CICILE SOLON: I have spoken about that, too. I was telling the press before that common sense
dictates. If you arrange for somebody to meet at the airport for Vivian, the best thing to do and
the first thing they would have done, is contact the charitable institution or the person they
arrange, made the arrangements with and nothing of this would have happened, like the charade of
looking around, the press telling people that she's missing and then the bad press she has a mental
illness and so on. I don't know what kind of game they're playing here, but really there was a
mistake somewhere. Even a grade schooler would understand that if you send somebody out and arrange
for it, the first thing you would do is find out, talk to the person, contact that person, and find
out if she's still there. But, looking for her and knowing her whereabouts really baffles me. I
don't know. It doesn't take a genius.

TONY JONES: Your half brother, Henry, in Sydney today has called for a royal commission of inquiry
in Australia into what has happened to Vivian. Do you know about that and do you believe, too,
there should be a public and open investigation?

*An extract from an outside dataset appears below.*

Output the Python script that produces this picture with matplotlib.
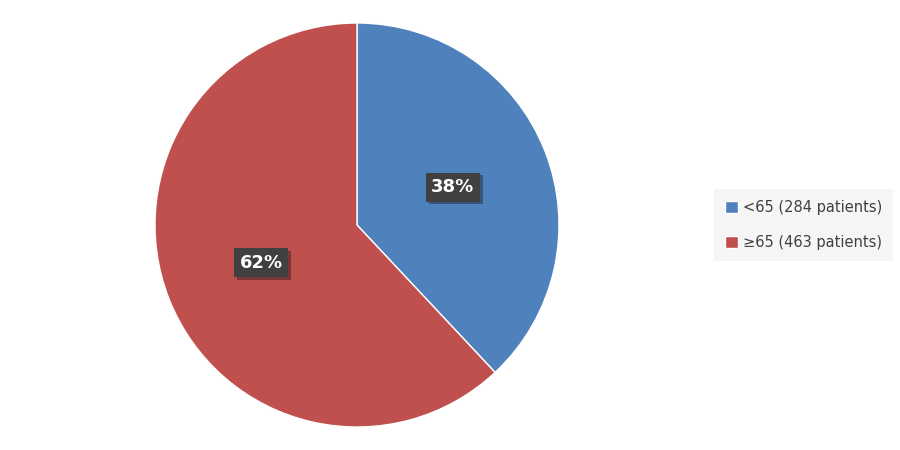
import matplotlib.pyplot as plt
import matplotlib.patheffects as pe

labels = ['<65 (284 patients)', '≥65 (463 patients)']
counts = [284, 463]
colors = ['#4F81BD', '#C0504D']

fig = plt.figure(figsize=(9, 4.5), dpi=100)
ax = fig.add_axes([155 / 900, 23 / 450, 404 / 900, 404 / 450])

wedges, texts, autotexts = ax.pie(
    counts, colors=colors, startangle=90, counterclock=False,
    autopct=lambda p: f'{p:.0f}%', pctdistance=0.51,
    wedgeprops=dict(edgecolor='white', linewidth=1),
    textprops=dict(color='white', fontsize=13, fontweight='bold'))

for t in autotexts:
    t.set_bbox(dict(boxstyle='square,pad=0.3', facecolor='#404040', edgecolor='none',
                    path_effects=[pe.SimplePatchShadow(offset=(2, -2), alpha=0.4), pe.Normal()]))

ax.set_xlim(-1, 1)
ax.set_ylim(-1, 1)
ax.set_aspect('equal')

leg = fig.legend(wedges, labels, loc='center left', bbox_to_anchor=(714 / 900, 225 / 450),
                 borderaxespad=0, frameon=True, facecolor='#f4f4f4', edgecolor='none',
                 fancybox=False, fontsize=10.5, handlelength=0.9, handleheight=0.9,
                 handletextpad=0.35, labelspacing=1.35, borderpad=0.75)
for t in leg.get_texts():
    t.set_color('#404040')

fig.savefig('out.png', dpi=100)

CICILE SOLON: Sir, to me, personally, Vivian being located or found does not excuse or exonerate
anybody from what happened. There was a mistake. There was something, damage done. Maybe the damage
is done to her person. We don't know. We haven't seen her. She must be terribly affected. Something
must have done wrong with her. Maybe even her future is kind of vague at this time. Being located,
being found, does not exonerate anybody from answering as to what happened and the first place
there are questions like: Why was she deported in the first place? She was an Australian. There are
questions to be answered. Maybe it would only be Vivian who can ask these questions. Until then, I
can't say anything as to what actions I myself would do. But, at this moment, a public inquiry or
an investigation is welcome. I mean, there might be more Vivians to come if this kind of system
will not be corrected. I am not attacking anybody, but I guess we just have to straighten these
things out.

TONY JONES: Let me ask you one final question. You are seeing her tomorrow. Will you be advising
her to come back to Australia, to come back to see her children here?

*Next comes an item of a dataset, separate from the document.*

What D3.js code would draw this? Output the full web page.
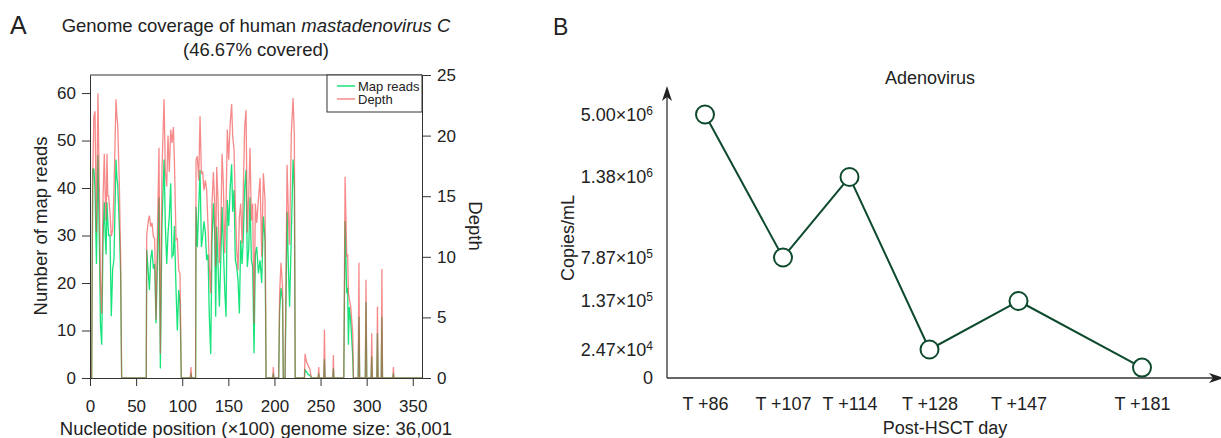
<!DOCTYPE html>
<html>
<head>
<meta charset="utf-8">
<script src="https://d3js.org/d3.v7.min.js"></script>
<style>
    body { margin: 0; background: #fff; }
    svg { font-family: "Liberation Sans", Arial, Helvetica, sans-serif; }
    .axisA .tick text { font-size: 17px; fill: #222; font-family: "Liberation Sans", Arial, sans-serif; }
    .axisB .tick text { font-size: 18px; fill: #222; font-family: "Liberation Sans", Arial, sans-serif; }
</style>
</head>
<body>
<script>
    // Panel A: genome coverage (position in units of 100 nt)
    const posA = [0, 1.8, 3.0, 4.2, 5.4, 7.0, 8.6, 10.2, 11.3, 12.7, 14.2, 15.5, 16.5, 17.4, 18.4, 19.3, 20.2, 21.7, 23.1, 24.6,
        26, 28.2, 29.2, 30, 31.8, 33.2, 34.3, 61, 61.5, 63.3, 64.4, 65.8, 67.2, 68.7, 70.1, 71.6, 73, 74.8, 76.3, 78,
        80.3, 81.7, 83.2, 84.6, 86, 87.5, 88.9, 90.4, 91.5, 93.3, 94.7, 96.2, 97.6, 99, 108.8, 109.5, 110.2, 114.5, 115, 116.4,
        117.9, 119.3, 120.8, 122.2, 123.6, 125.1, 126.5, 128, 129.4, 130.9, 132.3, 133.8, 135.2, 136.3, 137.4, 138.8, 140.3, 141.7, 143.2, 144.6,
        146.1, 147.5, 148.9, 150.4, 152, 153.6, 154.7, 156.2, 157.6, 159.1, 160.5, 162, 163.4, 164.9, 166.3, 167.7, 169.2, 170.6, 172.1, 173.5,
        175, 176.4, 177.9, 179.3, 180.8, 182.6, 184.4, 186.2, 188, 189.8, 190.9, 198.2, 198.8, 199.4, 204.6, 205.6, 207.1, 208.8, 209.6, 211.5,
        213.7, 215.3, 216.4, 218.3, 220.2, 221.6, 222.5, 232.5, 233.2, 234.9, 236.7, 238.5, 240, 247.4, 248, 248.6, 253.5, 254.2, 254.9, 263.3,
        263.9, 264.5, 275.2, 276.6, 278.4, 279.4, 280.2, 281.2, 282.7, 284.9, 285.6, 290.8, 291.6, 292.4, 298.5, 299.3, 300.1, 304.8, 305.5, 306.2,
        311, 311.7, 312.4, 315.8, 316.5, 317.2, 328.4, 329, 329.6, 360];
    const mapReads = [0, 0, 44, 44, 40, 24, 47, 28, 11.5, 7, 30, 37, 30, 26, 37, 33, 30, 30, 13, 23,
        25, 46, 42, 41, 32, 22, 0, 0, 27, 22, 18.5, 25, 27, 23, 24, 11.5, 23, 38, 2, 32,
        46, 32, 24, 30.5, 34, 41, 25.5, 26, 32, 18.5, 10, 18.5, 15.7, 0, 0, 1, 0, 0, 36, 27.6,
        36, 43.8, 27.6, 29.8, 33, 30.5, 24.8, 26, 12.9, 5, 29, 36.8, 30.5, 12.9, 31.9, 24, 15, 24, 36, 27.6,
        18.5, 12.9, 37.5, 32, 40, 45, 35, 39.6, 24.8, 23.4, 20.6, 13.6, 29, 24, 29.8, 40, 43.8, 23.4, 27, 38,
        24.8, 23.4, 5.2, 26, 27.6, 22, 24.8, 20, 34, 29, 0, 0, 1, 0, 0, 14, 19, 16.4, 0, 0,
        35, 22, 15, 30, 46, 40, 0, 0, 1.7, 1.3, 0.7, 0.6, 0, 0, 1, 0, 0, 4, 0, 0,
        2, 0, 0, 33, 17.8, 19, 7, 15, 12, 4.5, 0, 0, 12.9, 0, 0, 16, 0, 0, 4.5, 0,
        0, 9.4, 0, 0, 12.9, 0, 0, 1, 0, 0];
    const depthA = [0, 0, 17, 21.6, 22, 12, 23.5, 15, 8, 5.3, 15, 18.5, 15, 13, 18.5, 15, 15, 13.6, 11.7, 12.2,
        15.5, 23, 21.5, 21, 16, 10, 0, 0, 11.8, 13, 13.4, 12.5, 12.8, 11.7, 11.5, 4.8, 11.4, 19, 2, 17,
        23, 17, 15.8, 20, 17, 20.5, 19.4, 20.7, 18, 11.4, 11.5, 8.9, 8.6, 0, 0, 0.9, 0, 0, 18, 18.3,
        16.3, 21.6, 16.9, 17, 15.5, 16.3, 15.5, 12.5, 9.2, 7, 14.4, 17, 14.4, 9.2, 17.4, 14.7, 9.5, 11.7, 18.5, 16,
        10.3, 14, 20.5, 18, 21, 22.6, 20, 18.8, 14.4, 10.6, 8.9, 13.3, 14.4, 11.1, 15.8, 20.7, 22.1, 12, 15, 19,
        13, 14.4, 4.5, 14.4, 12.8, 14.7, 16.5, 10, 16.9, 14.7, 0, 0, 0.9, 0, 0, 7, 9.5, 7.5, 0, 0,
        17.6, 13, 11, 20.2, 23.1, 20, 0, 0, 2, 1.3, 1, 0.7, 0, 0, 0.9, 0, 0, 4, 0, 0,
        1.9, 0, 0, 16.6, 10, 10.2, 7, 6.5, 5.9, 3.7, 0, 0, 9.5, 0, 0, 8.1, 0, 0, 3.7, 0,
        0, 5.9, 0, 0, 9, 0, 0, 0.9, 0, 0];
    const readTicks = [0, 10, 20, 30, 40, 50, 60];
    const depthTicks = [0, 5, 10, 15, 20, 25];
    const posTicks = [0, 50, 100, 150, 200, 250, 300, 350];

    // Panel B: adenovirus load
    const dayLabels = ["T +86", "T +107", "T +114", "T +128", "T +147", "T +181"];
    const copies = [5.00e6, 7.87e5, 1.38e6, 2.47e4, 1.37e5, 9.0e3];
    const copyTicks = [0, 2.47e4, 1.37e5, 7.87e5, 1.38e6, 5.00e6];

    const width = 1221,
        height = 438;
    const svg = d3.select("body").append("svg").attr("width", width).attr("height", height);

    // ---------- A ----------
    const xA = d3.scaleLinear().domain([0, 360]).range([90, 422]);
    const yReads = d3.scaleLinear().domain([0, 63.8]).range([378, 75]);
    const yDepth = d3.scaleLinear().domain([0, 25]).range([378, 75]);
    const idx = d3.range(posA.length);

    svg.append("path")
        .datum(idx)
        .attr("fill", "none")
        .attr("stroke", "#17e47a")
        .attr("stroke-width", 1.3)
        .attr("d", d3.line().x(i => xA(posA[i])).y(i => yReads(mapReads[i])));
    svg.append("path")
        .datum(idx)
        .attr("fill", "none")
        .attr("stroke", "#f03c3c")
        .attr("stroke-opacity", 0.6)
        .attr("stroke-width", 1.3)
        .attr("d", d3.line().x(i => xA(posA[i])).y(i => yDepth(depthA[i])));

    // frame
    svg.append("line")
        .attr("x1", xA(0)).attr("x2", xA(360))
        .attr("y1", yDepth(25)).attr("y2", yDepth(25))
        .attr("stroke", "#333");

    const gxA = svg.append("g").attr("class", "axisA").attr("color", "#333")
        .attr("transform", `translate(0,${yReads(0)})`)
        .call(d3.axisBottom(xA).tickValues(posTicks).tickSize(8).tickPadding(14).tickSizeOuter(0));
    const gyL = svg.append("g").attr("class", "axisA").attr("color", "#333")
        .attr("transform", `translate(${xA(0)},0)`)
        .call(d3.axisLeft(yReads).tickValues(readTicks).tickSize(8).tickPadding(6).tickSizeOuter(0));
    const gyR = svg.append("g").attr("class", "axisA").attr("color", "#333")
        .attr("transform", `translate(${xA(360)},0)`)
        .call(d3.axisRight(yDepth).tickValues(depthTicks).tickSize(9).tickPadding(6).tickSizeOuter(0));

    // legend
    const leg = svg.append("g").attr("transform", "translate(327,75)");
    leg.append("rect").attr("width", 95).attr("height", 37)
        .attr("fill", "#fff").attr("stroke", "#333");
    leg.append("line").attr("x1", 10).attr("x2", 28).attr("y1", 11).attr("y2", 11)
        .attr("stroke", "#17e47a").attr("stroke-width", 1.5);
    leg.append("line").attr("x1", 10).attr("x2", 28).attr("y1", 24).attr("y2", 24)
        .attr("stroke", "#f03c3c").attr("stroke-opacity", 0.6).attr("stroke-width", 1.5);
    leg.append("text").attr("x", 31).attr("y", 15.5).attr("font-size", 13).attr("fill", "#222").text("Map reads");
    leg.append("text").attr("x", 31).attr("y", 28.5).attr("font-size", 13).attr("fill", "#222").text("Depth");

    // titles
    svg.append("text").attr("x", 10).attr("y", 34).attr("font-size", 25).attr("fill", "#222").text("A");
    const tA = svg.append("text").attr("x", 256).attr("y", 32).attr("text-anchor", "middle")
        .attr("font-size", 18.5).attr("fill", "#222");
    tA.append("tspan").text("Genome coverage of human ");
    tA.append("tspan").attr("font-style", "italic").text("mastadenovirus C");
    svg.append("text").attr("x", 256).attr("y", 56).attr("text-anchor", "middle")
        .attr("font-size", 18.5).attr("fill", "#222").text("(46.67% covered)");
    svg.append("text").attr("x", 256).attr("y", 435).attr("text-anchor", "middle")
        .attr("font-size", 18.5).attr("fill", "#222").text("Nucleotide position (\u00d7100) genome size: 36,001");
    svg.append("text").attr("text-anchor", "middle")
        .attr("transform", `translate(47,226)rotate(-90)`)
        .attr("font-size", 18.5).attr("fill", "#222").text("Number of map reads");
    svg.append("text").attr("text-anchor", "middle")
        .attr("transform", `translate(469,226)rotate(90)`)
        .attr("font-size", 18.5).attr("fill", "#222").text("Depth");

    // ---------- B ----------
    const xB = d3.scaleLinear().domain(d3.range(dayLabels.length))
        .range([705, 783, 849.5, 929.5, 1018.5, 1142]);
    const yB = d3.scaleLinear().domain(copyTicks)
        .range([378, 349.5, 301, 257.5, 177, 114.5]);
    const axX0 = 667;
    const dark = "#0e4a2d";

    const gyB = svg.append("g").attr("class", "axisB")
        .attr("transform", `translate(${axX0},0)`)
        .call(d3.axisLeft(yB).tickValues(copyTicks).tickSize(0).tickPadding(14));
    gyB.select(".domain").remove();
    gyB.selectAll(".tick text").each(function (d) {
        const t = d3.select(this).text("");
        if (d === 0) { t.text("0"); return; }
        const e = Math.floor(Math.log10(d));
        t.append("tspan").text((d / Math.pow(10, e)).toFixed(2) + "\u00d710");
        t.append("tspan").attr("dy", "-0.5em").attr("font-size", "12px").text(e);
    });

    const gxB = svg.append("g").attr("class", "axisB")
        .attr("transform", `translate(0,${yB(0)})`)
        .call(d3.axisBottom(xB).tickValues(d3.range(dayLabels.length))
            .tickFormat(i => dayLabels[i]).tickSize(0).tickPadding(19));
    gxB.select(".domain").remove();

    // arrowed axes
    svg.append("line").attr("x1", axX0).attr("x2", axX0).attr("y1", yB(0)).attr("y2", 96)
        .attr("stroke", "#333").attr("stroke-width", 1.3);
    svg.append("path").attr("d", `M${axX0},86L${axX0 - 5},101L${axX0},97L${axX0 + 5},101Z`).attr("fill", "#222");
    svg.append("line").attr("x1", axX0).attr("x2", 1214).attr("y1", yB(0)).attr("y2", yB(0))
        .attr("stroke", "#333").attr("stroke-width", 1.3);
    svg.append("path").attr("d", `M1224,${yB(0)}L1209,${yB(0) - 5}L1213,${yB(0)}L1209,${yB(0) + 5}Z`).attr("fill", "#222");

    svg.append("path")
        .datum(copies)
        .attr("fill", "none")
        .attr("stroke", dark)
        .attr("stroke-width", 2)
        .attr("d", d3.line().x((d, i) => xB(i)).y(d => yB(d)));
    svg.append("g").selectAll("circle")
        .data(copies)
        .join("circle")
        .attr("cx", (d, i) => xB(i))
        .attr("cy", d => yB(d))
        .attr("r", 9)
        .attr("fill", "#fff")
        .attr("stroke", dark)
        .attr("stroke-width", 2);

    svg.append("text").attr("x", 553).attr("y", 35).attr("font-size", 23).attr("fill", "#222").text("B");
    svg.append("text").attr("x", 930).attr("y", 84).attr("text-anchor", "middle")
        .attr("font-size", 18).attr("fill", "#222").text("Adenovirus");
    svg.append("text").attr("text-anchor", "middle")
        .attr("transform", `translate(574,238)rotate(-90)`)
        .attr("font-size", 18).attr("fill", "#222").text("Copies/mL");
    svg.append("text").attr("x", 945).attr("y", 434).attr("text-anchor", "middle")
        .attr("font-size", 18).attr("fill", "#222").text("Post-HSCT day");
</script>
</body>
</html>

CICILE SOLON: Frankly, at this point, I don't know because it depends on what kind of conversation
and what kind of mental, frame of mind she's in. Although, Father Duffin said she's okay, she is
normal, the press say otherwise. I need to see her and talk to her and then by then I will be able
to find out exactly her plans. It is not my plan. It should be her plans, as to what she wants to
do now she has been located. I am sure there must be some fears from Vivian because she must be
traumatised with what happened. So, I don't know. It's speculation that she may not want to go back
to Australia.

TONY JONES: Okay. Cecile Solon...

CICILE SOLON: We don't know.

TONY JONES: I'm sorry, Cecile. That's where we'll have to leave you. Thank you for taking the time
to come and talk to us tonight and good luck.

CICILE SOLON: You're welcome. Thank you very much.